Hoppla, was haben wir denn da? Da opfert nicht ein Kaiser vor dem Lager, sondern gleich vier. Alle sehen sie gleich aus. Sie sind identisch gekleidet, haben die gleiche Größe, nichts zeichnet einen von ihnen als den Bedeutendsten aus.

 

Genauso treten uns die vier Männer entgegen, die an einer Ecke des venezianischen Markusdoms eingemauert sind. Alle gleich groß, alle gleich gekleidet, alle tragen dasselbe Prunkschwert und alle haben sogar die gleichen Gesichtszüge. Der geklonte Kaiser. Aus einem mach vier. Oder wie die Historiker es nennen: Tetrarchie.

 

Der Mann, der es schaffte, seine Macht mit drei Männern zu teilen, hieß Diocletian. Er stammte aus einfachsten Verhältnissen. Über die ersten vierzig Jahre seines Lebens wissen wir nicht mehr, als dass er ins Heer eintrat und dort Karriere machte. Am 20. November 284 riefen ihn seine Kameraden zum römischen Kaiser aus.

 

Diocletian musste nun die gleichen Probleme lösen wie seine Vorgänger. Die Quaden und die Markomannen bedrängten die Rheingrenze, und die Sasaniden würden es bald wieder tun. In Britannien gab es Ärger, in Germanien Aufstände, und das waren nur die wichtigeren Krisenherde.

 

Andere Herrscher hatten Verwandte gehabt, an die sie Aufgaben delegierten. Meist waren die Beauftragten damit hoffnungslos überfordert. Diocletian hatte niemanden. Er konnte sich seine Helfer frei wählen. Und darin war Diocletian großartig. Er teilte seine Macht mit fähigen Männern, die bereit waren, sich ihm unterzuordnen.

 

Sein erster Helfer hieß Maximianus. Auch er hatte im Heer Karriere gemacht und Diocletian wird ihn gut gekannt haben.

 

Diocletian teilte das Reich. Er kümmerte sich um den Osten, Maximian um den Westen. Natürlich nicht als Gleichgestellter. Diocletian behielt das letzte Wort. Dies wird sofort deutlich, wenn wir uns die Goldmünzen ansehen. Die waren für die Oberschicht gedacht, und die sollte wissen, wie die Macht im Reich tatsächlich verteilt war.

 

Während Diocletian sich mit Iuppiter verband, wies er Maximian den Hercules zu. Hercules war der Sohn des Iuppiter und damit eindeutig von niedrigerem Rang. Hier sehen wir Hercules beim Kampf gegen die Hydra. Sie kennen die Geschichte: Die Hydra war ein Ungeheuer, der zwei Köpfe nachwuchsen, wenn man einen abschlug.
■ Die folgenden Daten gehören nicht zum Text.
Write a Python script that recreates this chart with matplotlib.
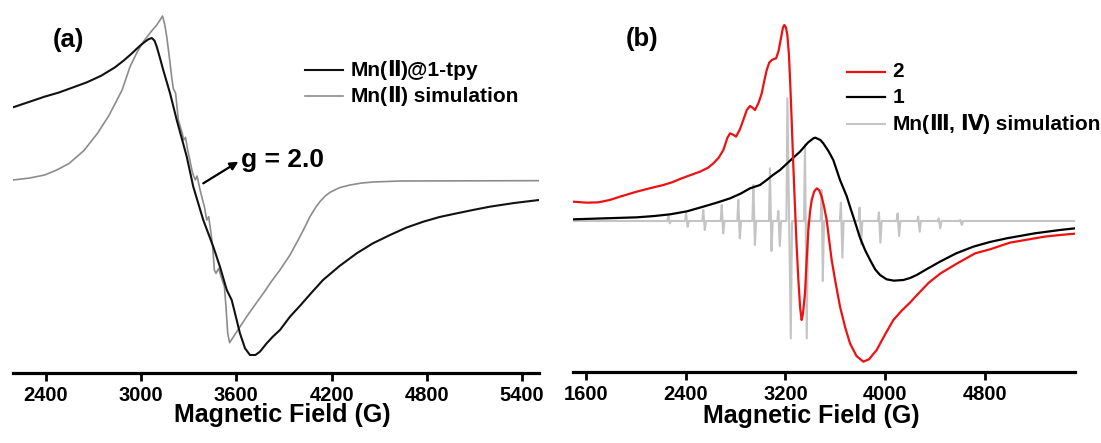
import matplotlib
matplotlib.use("Agg")
import matplotlib.pyplot as plt
from matplotlib.lines import Line2D
from matplotlib.offsetbox import DrawingArea, TextArea, HPacker, VPacker, AnchoredOffsetbox

plt.rcParams['font.family'] = ['Liberation Sans', 'DejaVu Sans']
plt.rcParams['font.weight'] = 'bold'

# ----------------------------------------------- panel (a) data
field_a_exp = [2194, 2300, 2393, 2480, 2550, 2659, 2750, 2836, 2890, 2931, 2965, 2994,
               3020, 3046, 3068, 3085, 3099, 3120, 3140, 3183, 3225, 3288, 3329, 3392,
               3455, 3497, 3540, 3571, 3592, 3623, 3655, 3686, 3720, 3749, 3791, 3830,
               3875, 3938, 4000, 4070, 4146, 4250, 4358, 4460, 4568, 4670, 4778, 4880,
               4988, 5100, 5197, 5350, 5506]
int_a_exp = [21.8, 23.5, 25.0, 26.2, 27.4, 29.3, 31.3, 33.8, 35.8, 37.5, 39.0, 40.3,
             41.3, 42.2, 42.6, 41.8, 40.0, 36.5, 33.0, 26.0, 18.0, 7.0, -2.0, -12.0,
             -20.0, -26.0, -33.0, -36.0, -40.0, -46.0, -50.5, -52.5, -52.5, -51.5, -49.0, -47.0,
             -45.0, -41.0, -37.8, -34.0, -30.0, -25.8, -22.0, -19.0, -16.5, -14.3, -12.5, -11.1,
             -10.0, -8.9, -8.0, -6.9, -6.0]

field_a_sim = [2194, 2300, 2393, 2470, 2548, 2640, 2726, 2800, 2881, 2931, 2975, 3015,
               3060, 3099, 3120, 3135, 3148, 3162, 3178, 3193, 3203, 3218, 3235, 3260,
               3268, 3280, 3294, 3325, 3342, 3353, 3372, 3399, 3414, 3426, 3441, 3451,
               3462, 3472, 3489, 3504, 3525, 3535, 3546, 3558, 3610, 3665, 3720, 3770,
               3820, 3875, 3938, 4001, 4035, 4064, 4100, 4130, 4160, 4190, 4250, 4316,
               4390, 4463, 4631, 5506]
int_a_sim = [0.0, 0.6, 1.5, 3.0, 5.0, 8.8, 14.0, 19.5, 27.0, 34.0, 38.3, 41.5,
             44.3, 46.5, 48.0, 49.2, 47.0, 43.0, 37.0, 31.0, 27.5, 26.0, 18.0, 14.0,
             12.0, 12.8, 9.0, 2.0, 0.0, 1.2, -3.0, -8.0, -12.0, -11.0, -16.0, -20.0,
             -27.0, -28.0, -26.5, -29.0, -32.0, -38.0, -46.0, -48.8, -45.0, -41.0, -37.3, -34.0,
             -30.5, -27.0, -22.5, -17.0, -13.8, -11.0, -8.2, -6.3, -4.8, -3.7, -2.3, -1.5,
             -0.9, -0.6, -0.3, -0.2]

ticks_a = [2400, 3000, 3600, 4200, 4800, 5400]

# ----------------------------------------------- panel (b) data
field_b_2 = [1496, 1606, 1700, 1790, 1873, 2007, 2110, 2221, 2290, 2354, 2440, 2515,
             2580, 2622, 2665, 2702, 2735, 2756, 2780, 2804, 2835, 2862, 2890, 2916,
             2936, 2956, 2985, 3010, 3030, 3050, 3070, 3090, 3108, 3125, 3145, 3165,
             3180, 3191, 3203, 3215, 3228, 3240, 3250, 3263, 3277, 3290, 3304, 3318,
             3330, 3340, 3357, 3370, 3384, 3398, 3411, 3430, 3451, 3470, 3491, 3510,
             3531, 3550, 3571, 3600, 3638, 3680, 3718, 3770, 3825, 3870, 3932, 4000,
             4066, 4130, 4199, 4253, 4350, 4445, 4574, 4722, 4841, 5000, 5108, 5277,
             5402, 5523]
int_b_2 = [5.8, 5.5, 5.6, 6.3, 7.3, 8.8, 9.8, 10.8, 11.6, 12.6, 13.8, 14.8,
           16.0, 17.3, 19.0, 21.3, 25.0, 26.3, 25.9, 25.3, 27.5, 30.3, 33.3, 34.5,
           34.0, 33.3, 35.5, 38.3, 42.0, 45.3, 47.5, 48.3, 48.6, 48.8, 51.0, 55.0,
           58.0, 58.8, 58.2, 56.0, 50.0, 40.0, 30.3, 17.0, 4.0, -7.5, -17.7, -26.0,
           -29.7, -28.0, -21.7, -12.0, -2.7, 3.0, 6.3, 8.8, 9.8, 9.3, 7.3, 4.3,
           0.3, -5.5, -11.7, -18.0, -25.7, -32.0, -36.7, -40.5, -42.2, -41.5, -38.7, -34.0,
           -29.7, -27.0, -24.5, -22.3, -18.5, -15.7, -12.8, -9.7, -8.5, -6.5, -5.8, -4.7,
           -4.2, -3.8]

field_b_1 = [1496, 1750, 2007, 2150, 2274, 2410, 2541, 2650, 2756, 2840, 2916, 2996,
             3050, 3100, 3157, 3240, 3317, 3380, 3424, 3440, 3480, 3504, 3545, 3584,
             3638, 3691, 3718, 3760, 3798, 3840, 3879, 3920, 3959, 4012, 4070, 4146,
             4200, 4253, 4340, 4440, 4570, 4707, 4840, 4975, 5200, 5402, 5523]
int_b_1 = [0.5, 0.8, 1.1, 1.5, 2.0, 2.9, 4.3, 5.5, 6.8, 8.2, 9.8, 10.8,
           12.3, 13.8, 15.3, 18.2, 20.8, 23.5, 24.8, 25.0, 24.3, 23.3, 21.0, 18.3,
           12.3, 7.5, 4.3, -0.5, -5.0, -8.8, -11.7, -14.5, -16.2, -17.5, -17.9, -17.7,
           -17.1, -16.2, -14.3, -12.2, -9.7, -7.7, -6.3, -5.2, -3.7, -2.7, -2.2]

# hyperfine lines of the Mn(III,IV) simulation: field of the top, top value,
# field of the bottom, bottom value
spike_top_field = [2261, 2403, 2541, 2689, 2822, 2943, 3076, 3143, 3216, 3357, 3491,
                   3645, 3795, 3950, 4100, 4265, 4430, 4603]
spike_top = [1.5, 2.3, 3.3, 4.8, 6.3, 10.8, 15.8, 3.0, 36.8, 23.0, 9.3,
             5.5, 4.0, 2.6, 2.3, 1.3, 0.8, 0.3]
spike_low_field = [2273, 2415, 2553, 2701, 2834, 2955, 3088, 3155, 3243, 3371, 3500,
                   3657, 3807, 3962, 4112, 4277, 4442, 4615]
spike_low = [-0.7, -1.7, -2.7, -3.7, -5.2, -7.2, -9.0, -7.5, -35.2, -35.2, -18.0,
             -11.0, -7.0, -6.5, -4.5, -3.2, -2.2, -1.2]
sim_b_range = [1496, 5523]

ticks_b = [1600, 2400, 3200, 4000, 4800]

W, H = 1101, 443
ROMAN = 'DejaVu Sans'


def fx(px):
    return px / W


def fy(py):
    return 1 - py / H


# -----------------------------------------------
def style_axis(ax, xlim, ylim, ticks):
    ax.set_xlim(*xlim)
    ax.set_ylim(*ylim)
    for side in ['left', 'right', 'top']:
        ax.spines[side].set_visible(False)
    ax.spines['bottom'].set_linewidth(2.3)
    ax.set_yticks([])
    ax.set_xticks(ticks)
    ax.tick_params(axis='x', direction='out', length=5.5, width=2.0, pad=4, labelsize=14.5)
    for lab in ax.get_xticklabels():
        lab.set_fontweight('bold')


# -----------------------------------------------
def sim_line():
    xs = [sim_b_range[0]]
    ys = [0.0]
    for t, tv, l, lv in zip(spike_top_field, spike_top, spike_low_field, spike_low):
        xs += [t - 8, t, l, l + 10]
        ys += [0.0, tv, lv, 0.0]
    xs.append(sim_b_range[1])
    ys.append(0.0)
    return xs, ys


# -----------------------------------------------
def legend_row(color, lw, parts):
    da = DrawingArea(27, 10, 0, 0)
    da.add_artist(Line2D([0, 27], [5, 5], color=color, lw=lw))
    texts = []
    for s, fam in parts:
        props = dict(size=15, weight='bold')
        if fam:
            props['family'] = fam
        texts.append(TextArea(s, textprops=props))
    return HPacker(children=[da, HPacker(children=texts, sep=0, pad=0, align='baseline')],
                   sep=5.5, pad=0, align='center')


def add_legend(ax, rows, x_px, y_px, sep):
    box = VPacker(children=rows, sep=sep, pad=0, align='left')
    anchored = AnchoredOffsetbox(loc='upper left', child=box, pad=0, borderpad=0,
                                 frameon=False, bbox_to_anchor=(fx(x_px), fy(y_px)),
                                 bbox_transform=ax.figure.transFigure)
    ax.add_artist(anchored)


fig = plt.figure(figsize=(W / 100, H / 100), dpi=100)

# ----------------------------------------------- (a)
ax_a = fig.add_axes([fx(13), fy(373), (539 - 13) / W, (373 - 8) / H])
ax_a.plot(field_a_sim, int_a_sim, color='#8c8c8c', lw=1.2)
ax_a.plot(field_a_exp, int_a_exp, color='#111111', lw=1.5)
style_axis(ax_a, (2194, 5506), (-57.9, 51.6), ticks_a)

ax_a.annotate('', xy=(3613, 5.5), xytext=(3392, -1.0),
              arrowprops=dict(arrowstyle='-|>', color='black', lw=1.6,
                              mutation_scale=12, shrinkA=0, shrinkB=0))
ax_a.text(3630, 3.9, 'g = 2.0', fontsize=19, fontweight='bold', va='baseline', ha='left')

add_legend(ax_a, [
    legend_row('#111111', 1.5, [('Mn(', None), ('Ⅱ', ROMAN), (')@1-tpy', None)]),
    legend_row('#8c8c8c', 1.2, [('Mn(', None), ('Ⅱ', ROMAN), (') simulation', None)]),
], 305, 60, 4)

fig.text(fx(53), fy(40), '(a)', fontsize=18.5, fontweight='bold', ha='left', va='center')
fig.text(fx(282), fy(415), 'Magnetic Field (G)', fontsize=18, fontweight='bold',
         ha='center', va='center')

# ----------------------------------------------- (b)
ax_b = fig.add_axes([fx(573), fy(372), (1075 - 573) / W, (372 - 8) / H])
sx, sy = sim_line()
ax_b.plot(sx, sy, color='#c4c4c4', lw=1.5)
ax_b.plot(field_b_1, int_b_1, color='black', lw=1.6)
ax_b.plot(field_b_2, int_b_2, color='#ee1111', lw=1.6)
style_axis(ax_b, (1496, 5523), (-45.3, 63.9), ticks_b)

add_legend(ax_b, [
    legend_row('#ee1111', 1.6, [('2', None)]),
    legend_row('black', 1.6, [('1', None)]),
    legend_row('#c4c4c4', 1.5, [('Mn(', None), ('Ⅲ', ROMAN), (', ', None), ('Ⅳ', ROMAN),
                                (') simulation', None)]),
], 847, 62, 5)

fig.text(fx(626), fy(39), '(b)', fontsize=18.5, fontweight='bold', ha='left', va='center')
fig.text(fx(811), fy(416), 'Magnetic Field (G)', fontsize=18, fontweight='bold',
         ha='center', va='center')

fig.savefig('out.png', dpi=100)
Und genauso werden sich Diocletian und Maximian vorgekommen sein. Ihr Tag nahm kein Ende. Für jeden Sieg brachen zwei neue Aufstände aus.

 

So kamen zwei zusätzliche Kaiser dazu: Galerius, dessen Münze wir hier sehen, und Constantius Chlorus.

 

Und alle sahen sie gleich aus. Wer nicht lesen konnte, der war nicht in der Lage zu unterscheiden, welcher Kaiser auf einer Münze abgebildet war.

 

Das war Politik. Geprägt wurde nun auch im gesamten Reich, und zwar vor allem dort, wo das Heer seinen Sold haben wollte. Alle Münzstätten prägten für alle vier Herrscher. Die Porträts wurden dabei einander so angeglichen, dass sie keine individuellen Züge mehr aufwiesen.

 

Auch die Münzen der einzelnen Münzstätten waren kaum mehr voneinander zu unterscheiden. Die Stempelschneider erhielten exakte Vorgaben, nach denen das Porträt und die Rückseite gestaltet werden musste.

 

Unser Stück kommt aus Ticinum, aus der oberitalienischen Stadt Pavia.

 

Seine Darstellung unterscheidet sich nicht wesentlich von der gleichzeitigen Münze aus dem thrakischen Herakleia, dem syrischen Antiochia oder dem gallischen Trier.

 

Die Bilder wurden austauschbar, genau wie der Mann an der Spitze.

 

Kein Wunder, dass Diocletian nach 21 Jahren beschloss, dass er genug gearbeitet hatte, und in Rente ging. Er war überzeugt, dass er ersetzbar sei.

 

Das war ein Irrtum. Die emotionslose Förderung der tüchtigsten Heerführer endete sofort, weil seine Kollegen Kinder gezeugt hatten. Sie alle wollten ihren Nachfahren ihr Amt hinterlassen. Der nächste Bürgerkrieg war vorprogrammiert. Er sollte viel Blut fließen, bis der skrupelloseste aller Tetrarchensöhne das römische Reich wieder in seiner Hand vereinte.